* Begin SUPPLIED INFORMATION *

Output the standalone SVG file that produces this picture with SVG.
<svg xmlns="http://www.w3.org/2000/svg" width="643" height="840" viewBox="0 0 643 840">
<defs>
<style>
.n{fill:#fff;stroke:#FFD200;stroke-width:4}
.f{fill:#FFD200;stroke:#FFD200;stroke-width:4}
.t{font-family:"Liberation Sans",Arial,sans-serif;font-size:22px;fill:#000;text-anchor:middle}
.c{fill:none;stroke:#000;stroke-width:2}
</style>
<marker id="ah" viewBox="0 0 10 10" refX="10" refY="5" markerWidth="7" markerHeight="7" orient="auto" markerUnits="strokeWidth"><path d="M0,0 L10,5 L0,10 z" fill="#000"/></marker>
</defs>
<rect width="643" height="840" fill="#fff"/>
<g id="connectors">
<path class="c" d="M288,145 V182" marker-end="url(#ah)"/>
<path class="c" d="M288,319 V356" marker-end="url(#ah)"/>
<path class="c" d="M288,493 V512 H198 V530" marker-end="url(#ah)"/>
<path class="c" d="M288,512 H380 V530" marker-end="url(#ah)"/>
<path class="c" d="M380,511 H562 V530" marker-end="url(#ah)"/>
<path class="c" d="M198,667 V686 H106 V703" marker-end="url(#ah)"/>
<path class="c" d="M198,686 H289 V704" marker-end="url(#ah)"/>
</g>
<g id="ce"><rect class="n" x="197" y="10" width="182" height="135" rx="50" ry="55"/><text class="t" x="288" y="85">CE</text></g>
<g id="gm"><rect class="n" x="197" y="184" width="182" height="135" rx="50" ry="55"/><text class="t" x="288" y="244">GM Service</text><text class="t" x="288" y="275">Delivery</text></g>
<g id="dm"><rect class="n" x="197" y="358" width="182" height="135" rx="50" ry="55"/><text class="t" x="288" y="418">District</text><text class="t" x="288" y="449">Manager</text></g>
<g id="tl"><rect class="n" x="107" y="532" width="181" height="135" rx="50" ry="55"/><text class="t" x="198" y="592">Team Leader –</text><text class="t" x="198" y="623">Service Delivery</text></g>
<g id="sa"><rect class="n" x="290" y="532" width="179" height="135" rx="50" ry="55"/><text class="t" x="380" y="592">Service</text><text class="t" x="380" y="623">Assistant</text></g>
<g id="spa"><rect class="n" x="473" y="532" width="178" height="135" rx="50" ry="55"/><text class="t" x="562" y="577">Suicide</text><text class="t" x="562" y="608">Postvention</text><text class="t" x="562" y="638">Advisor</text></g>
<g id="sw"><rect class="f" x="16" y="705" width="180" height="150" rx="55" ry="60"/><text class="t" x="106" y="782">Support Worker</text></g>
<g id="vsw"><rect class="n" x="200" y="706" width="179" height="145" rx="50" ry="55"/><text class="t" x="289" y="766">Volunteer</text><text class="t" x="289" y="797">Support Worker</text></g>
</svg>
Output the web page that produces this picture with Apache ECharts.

* End SUPPLIED INFORMATION *

Write every record out again, unaltered.

Output the standalone SVG file that produces this picture with SVG.
<svg xmlns="http://www.w3.org/2000/svg" width="643" height="840" viewBox="0 0 643 840">
<defs>
<style>
.n{fill:#fff;stroke:#FFD200;stroke-width:4}
.f{fill:#FFD200;stroke:#FFD200;stroke-width:4}
.t{font-family:"Liberation Sans",Arial,sans-serif;font-size:22px;fill:#000;text-anchor:middle}
.c{fill:none;stroke:#000;stroke-width:2}
</style>
<marker id="ah" viewBox="0 0 10 10" refX="10" refY="5" markerWidth="7" markerHeight="7" orient="auto" markerUnits="strokeWidth"><path d="M0,0 L10,5 L0,10 z" fill="#000"/></marker>
</defs>
<rect width="643" height="840" fill="#fff"/>
<g id="connectors">
<path class="c" d="M288,145 V182" marker-end="url(#ah)"/>
<path class="c" d="M288,319 V356" marker-end="url(#ah)"/>
<path class="c" d="M288,493 V512 H198 V530" marker-end="url(#ah)"/>
<path class="c" d="M288,512 H380 V530" marker-end="url(#ah)"/>
<path class="c" d="M380,511 H562 V530" marker-end="url(#ah)"/>
<path class="c" d="M198,667 V686 H106 V703" marker-end="url(#ah)"/>
<path class="c" d="M198,686 H289 V704" marker-end="url(#ah)"/>
</g>
<g id="ce"><rect class="n" x="197" y="10" width="182" height="135" rx="50" ry="55"/><text class="t" x="288" y="85">CE</text></g>
<g id="gm"><rect class="n" x="197" y="184" width="182" height="135" rx="50" ry="55"/><text class="t" x="288" y="244">GM Service</text><text class="t" x="288" y="275">Delivery</text></g>
<g id="dm"><rect class="n" x="197" y="358" width="182" height="135" rx="50" ry="55"/><text class="t" x="288" y="418">District</text><text class="t" x="288" y="449">Manager</text></g>
<g id="tl"><rect class="n" x="107" y="532" width="181" height="135" rx="50" ry="55"/><text class="t" x="198" y="592">Team Leader –</text><text class="t" x="198" y="623">Service Delivery</text></g>
<g id="sa"><rect class="n" x="290" y="532" width="179" height="135" rx="50" ry="55"/><text class="t" x="380" y="592">Service</text><text class="t" x="380" y="623">Assistant</text></g>
<g id="spa"><rect class="n" x="473" y="532" width="178" height="135" rx="50" ry="55"/><text class="t" x="562" y="577">Suicide</text><text class="t" x="562" y="608">Postvention</text><text class="t" x="562" y="638">Advisor</text></g>
<g id="sw"><rect class="f" x="16" y="705" width="180" height="150" rx="55" ry="60"/><text class="t" x="106" y="782">Support Worker</text></g>
<g id="vsw"><rect class="n" x="200" y="706" width="179" height="145" rx="50" ry="55"/><text class="t" x="289" y="766">Volunteer</text><text class="t" x="289" y="797">Support Worker</text></g>
</svg>
Output the web page that produces this picture with Apache ECharts.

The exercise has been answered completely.